Lately, I've been clearing-out of my drives. You know that feeling when you have
backup folder inside
backup final folder, inside of another
backup final (1) folder. I have a lot of this recursive backups, they are migrating from one drive to another, from one PC to another.
One of the biggest directories is the directory with all my photos and videos. Every backup contains this photos directory just in case.
So there's a problem. Content is copied multiple times, copies occupy my gigabytes, it gets harder on each iteration. I have no will to deal with it manually.
I thought it's a great example of a problem I can resolve using my programming skills and contribute to the open-source world. Just a small pet project utility doing all this stuff. It can be considered as an understandable beginners showcase of how to write console utility and deliver it for users.
Moreover, October is the month of Hacktoberfest. It is a nice time to get things done.
What do we need to do? Let's define this task.
- Read one file by one and copy it to the result directory if it's unique;
- Decide if the file unique or not using cached hashes of all files we read;
- Clones should be removed in the result directory (naming is vital, replicants should be destroyed).
Let's add some extra tasks.
- Get a list of all clones without removing;
- Possibility to delete clones from the given directory;
- Mainline command should copy all unique files from the given input directory to the given output directory trying to keep directory tree and file names;
- Flatten option to copy all unique files into a single directory without keeping a directory tree;
- Make it possible to rename copied files by some optimal rule, like date;
- For photo files, we can use the date in which photo was taken.
I love Kotlin. It may look like not the best language to write console utilities, but why not? By using kotlin I significantly decrease the amount of time to develop this thing. From my experience pet projects are often get forgotten because you don't have time to finish them.

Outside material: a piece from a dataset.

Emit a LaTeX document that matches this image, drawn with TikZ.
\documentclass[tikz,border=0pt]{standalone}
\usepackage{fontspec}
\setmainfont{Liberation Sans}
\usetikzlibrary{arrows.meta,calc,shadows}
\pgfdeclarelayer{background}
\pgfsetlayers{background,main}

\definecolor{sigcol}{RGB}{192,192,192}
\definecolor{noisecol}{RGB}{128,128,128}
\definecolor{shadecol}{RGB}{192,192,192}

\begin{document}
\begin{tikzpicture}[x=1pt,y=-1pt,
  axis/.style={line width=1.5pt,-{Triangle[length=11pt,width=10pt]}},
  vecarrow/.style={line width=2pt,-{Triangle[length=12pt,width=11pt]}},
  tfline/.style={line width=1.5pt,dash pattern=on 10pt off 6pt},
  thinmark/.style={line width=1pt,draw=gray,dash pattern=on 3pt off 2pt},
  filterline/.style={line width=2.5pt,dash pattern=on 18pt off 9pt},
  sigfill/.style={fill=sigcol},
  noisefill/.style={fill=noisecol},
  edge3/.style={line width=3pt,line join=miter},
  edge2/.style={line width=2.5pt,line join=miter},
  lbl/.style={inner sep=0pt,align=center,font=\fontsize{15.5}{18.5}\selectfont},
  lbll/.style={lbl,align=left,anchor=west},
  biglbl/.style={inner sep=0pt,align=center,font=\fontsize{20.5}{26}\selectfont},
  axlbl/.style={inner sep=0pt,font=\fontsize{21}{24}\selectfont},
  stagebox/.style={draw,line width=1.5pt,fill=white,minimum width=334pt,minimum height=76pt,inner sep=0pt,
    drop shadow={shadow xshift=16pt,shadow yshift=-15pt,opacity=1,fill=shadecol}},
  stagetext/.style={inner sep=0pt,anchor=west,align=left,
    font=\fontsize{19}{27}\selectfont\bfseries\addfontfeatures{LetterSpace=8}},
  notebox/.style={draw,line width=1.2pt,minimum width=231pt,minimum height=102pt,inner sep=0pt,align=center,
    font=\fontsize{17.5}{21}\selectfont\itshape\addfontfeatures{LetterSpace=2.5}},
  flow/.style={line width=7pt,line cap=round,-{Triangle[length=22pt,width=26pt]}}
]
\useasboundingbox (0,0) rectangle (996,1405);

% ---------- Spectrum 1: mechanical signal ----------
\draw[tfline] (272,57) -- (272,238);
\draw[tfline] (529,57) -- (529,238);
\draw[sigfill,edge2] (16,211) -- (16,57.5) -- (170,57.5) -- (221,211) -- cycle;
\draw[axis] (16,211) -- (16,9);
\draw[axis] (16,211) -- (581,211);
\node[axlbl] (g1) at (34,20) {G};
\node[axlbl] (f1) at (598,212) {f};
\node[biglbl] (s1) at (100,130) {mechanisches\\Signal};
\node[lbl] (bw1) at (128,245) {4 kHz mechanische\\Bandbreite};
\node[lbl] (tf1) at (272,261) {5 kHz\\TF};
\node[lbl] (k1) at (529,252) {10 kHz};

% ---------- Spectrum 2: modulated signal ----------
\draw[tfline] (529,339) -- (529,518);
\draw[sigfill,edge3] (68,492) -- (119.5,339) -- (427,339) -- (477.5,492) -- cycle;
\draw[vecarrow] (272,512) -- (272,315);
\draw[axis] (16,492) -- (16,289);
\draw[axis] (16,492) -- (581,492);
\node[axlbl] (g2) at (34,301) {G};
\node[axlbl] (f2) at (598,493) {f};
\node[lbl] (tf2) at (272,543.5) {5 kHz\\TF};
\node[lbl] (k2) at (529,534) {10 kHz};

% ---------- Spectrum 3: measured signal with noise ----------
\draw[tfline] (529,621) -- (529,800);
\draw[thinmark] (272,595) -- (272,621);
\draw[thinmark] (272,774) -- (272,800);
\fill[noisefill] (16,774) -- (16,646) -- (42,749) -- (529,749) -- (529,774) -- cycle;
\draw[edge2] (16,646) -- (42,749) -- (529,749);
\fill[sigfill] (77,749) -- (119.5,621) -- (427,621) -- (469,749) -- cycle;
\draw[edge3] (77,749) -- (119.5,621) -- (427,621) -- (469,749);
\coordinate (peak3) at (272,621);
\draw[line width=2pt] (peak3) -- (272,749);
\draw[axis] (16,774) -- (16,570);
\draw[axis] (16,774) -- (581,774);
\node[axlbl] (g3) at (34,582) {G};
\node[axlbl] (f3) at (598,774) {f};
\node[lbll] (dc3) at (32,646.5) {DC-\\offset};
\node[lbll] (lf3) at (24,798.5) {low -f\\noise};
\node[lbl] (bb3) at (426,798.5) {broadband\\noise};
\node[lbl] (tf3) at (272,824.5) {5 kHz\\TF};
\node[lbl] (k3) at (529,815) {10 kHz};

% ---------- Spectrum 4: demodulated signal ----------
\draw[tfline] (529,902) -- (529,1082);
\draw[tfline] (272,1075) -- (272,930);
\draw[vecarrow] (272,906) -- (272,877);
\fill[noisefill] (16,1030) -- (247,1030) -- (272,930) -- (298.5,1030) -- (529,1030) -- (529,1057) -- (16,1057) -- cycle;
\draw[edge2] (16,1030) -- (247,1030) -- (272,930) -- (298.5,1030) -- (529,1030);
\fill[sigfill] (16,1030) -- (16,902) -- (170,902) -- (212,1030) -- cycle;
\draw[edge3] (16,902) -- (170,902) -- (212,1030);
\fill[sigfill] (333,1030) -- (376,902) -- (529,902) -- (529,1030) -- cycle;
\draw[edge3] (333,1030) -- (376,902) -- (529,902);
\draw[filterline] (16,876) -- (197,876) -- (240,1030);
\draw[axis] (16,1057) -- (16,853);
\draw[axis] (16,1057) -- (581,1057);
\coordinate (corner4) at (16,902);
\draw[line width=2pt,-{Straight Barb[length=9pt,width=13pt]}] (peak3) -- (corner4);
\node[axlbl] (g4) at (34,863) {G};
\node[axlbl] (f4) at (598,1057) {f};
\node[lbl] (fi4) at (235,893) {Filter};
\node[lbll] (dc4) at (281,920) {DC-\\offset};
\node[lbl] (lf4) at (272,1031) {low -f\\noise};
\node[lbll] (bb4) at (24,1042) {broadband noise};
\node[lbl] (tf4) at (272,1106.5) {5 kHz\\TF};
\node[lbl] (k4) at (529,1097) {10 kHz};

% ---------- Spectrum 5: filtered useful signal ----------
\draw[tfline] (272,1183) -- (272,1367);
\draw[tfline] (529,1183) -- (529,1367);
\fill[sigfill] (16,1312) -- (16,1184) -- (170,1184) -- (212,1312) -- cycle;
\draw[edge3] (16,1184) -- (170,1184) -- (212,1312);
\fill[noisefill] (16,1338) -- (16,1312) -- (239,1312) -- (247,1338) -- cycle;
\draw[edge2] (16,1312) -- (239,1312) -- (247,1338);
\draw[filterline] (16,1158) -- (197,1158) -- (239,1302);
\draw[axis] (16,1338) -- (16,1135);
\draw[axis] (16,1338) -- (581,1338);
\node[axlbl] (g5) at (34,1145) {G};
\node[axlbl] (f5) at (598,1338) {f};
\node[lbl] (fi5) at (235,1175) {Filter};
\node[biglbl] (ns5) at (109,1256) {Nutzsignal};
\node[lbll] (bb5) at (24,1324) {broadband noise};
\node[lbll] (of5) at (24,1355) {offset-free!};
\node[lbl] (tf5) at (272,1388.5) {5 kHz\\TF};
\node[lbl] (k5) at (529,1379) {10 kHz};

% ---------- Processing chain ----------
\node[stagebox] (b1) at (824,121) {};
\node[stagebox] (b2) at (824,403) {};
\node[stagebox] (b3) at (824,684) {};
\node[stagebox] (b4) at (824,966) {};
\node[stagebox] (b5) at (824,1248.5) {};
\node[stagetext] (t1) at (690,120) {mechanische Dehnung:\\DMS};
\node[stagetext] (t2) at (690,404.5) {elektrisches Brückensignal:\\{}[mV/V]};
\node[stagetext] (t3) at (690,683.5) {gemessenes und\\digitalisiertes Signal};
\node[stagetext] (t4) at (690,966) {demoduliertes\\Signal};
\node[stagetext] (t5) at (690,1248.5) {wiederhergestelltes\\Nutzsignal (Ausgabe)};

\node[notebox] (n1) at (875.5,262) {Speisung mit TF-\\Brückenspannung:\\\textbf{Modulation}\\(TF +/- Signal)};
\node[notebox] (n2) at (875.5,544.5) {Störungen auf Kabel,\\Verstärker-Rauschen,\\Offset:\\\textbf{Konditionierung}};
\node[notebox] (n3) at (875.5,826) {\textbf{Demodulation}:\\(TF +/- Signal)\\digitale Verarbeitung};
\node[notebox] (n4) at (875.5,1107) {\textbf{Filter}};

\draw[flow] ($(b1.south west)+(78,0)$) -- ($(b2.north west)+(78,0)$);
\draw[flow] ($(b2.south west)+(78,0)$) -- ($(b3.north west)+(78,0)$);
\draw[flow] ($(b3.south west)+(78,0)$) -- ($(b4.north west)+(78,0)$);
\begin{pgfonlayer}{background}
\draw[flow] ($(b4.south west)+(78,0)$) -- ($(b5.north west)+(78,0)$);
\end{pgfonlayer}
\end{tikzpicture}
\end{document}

I wanted to create console utility with simple syntax with arguments. Clikt is amazing for this. It makes writing command-line interface really intuitive. I love how it creates all these helping messages without me doing anything. A programmer just writes typed arguments and Clikt do everything else.
MetadataExtractor is a nice library to work with media files. The main bladerunner purpose for me is to copy unique photos, so I need something to work with photos metadata. It's used to get the photo taken date, so I don't need to think about it.
That's kind of all. As the cherry on my cake, I wanted to write unit tests. Junit5 and AssertJ are my choice for this project. Assert library is just a matter of your habit or personal sense of beauty.
Github Actions is used as my CI/CD tool.
There are three main commands
Copies all unique files to output directory.
Usage: bladerunner run [OPTIONS] Options: -din, --directory-in DIRECTORY Path to root directory of input -dout, --directory-out DIRECTORY Path to output directory -ns, --naming-strategy [DEFAULT|DATE_MODIFIED|PHOTO_TAKEN] Naming strategy for created files -o, --out FILE Path to output file -s, --silent Do not log activity -f, --flatten Copy all files into out directory without saving directory tree -h, --help Show this message and exit
A couple of words on how names for copied files created.
DEFAULTobtains original file name.
DEFAULTis default fallback behavior.
DATE_MODIFIEDobtains file last modified date.
PHOTO_TAKENobtains photo taken date from file EXIF if possible, uses fallback otherwise.
A random UUID string is added as file name suffix if there's file with same file name in output directory.
Deletes all non-unique files from the given directory.
Usage: bladerunner clean [OPTIONS] Options: -din, --directory-in DIRECTORY Path to root directory of input -o, --out FILE Path to output file -s, --silent Do not log activity -h, --help Show this message and exit
Prints information if it's a clone or not about all files in the given directory.
Usage: bladerunner find [OPTIONS] Options: -din, --directory-in DIRECTORY Path to root directory of input -o, --out FILE Path to output file -h, --help Show this message and exit
Now I have a nice repo pavelkorolevxyz/bladerunner-desktop in profile. You can find latest bladerunner artifacts on Releases page.
Every push to the main development branch is tested and built with help of Github Actions automagically. For now, it looks pretty finished, in terms of features, documentation, tests. I love this fact.
Finally, the main thing is that now I have my backups folders clean and without tons of clones.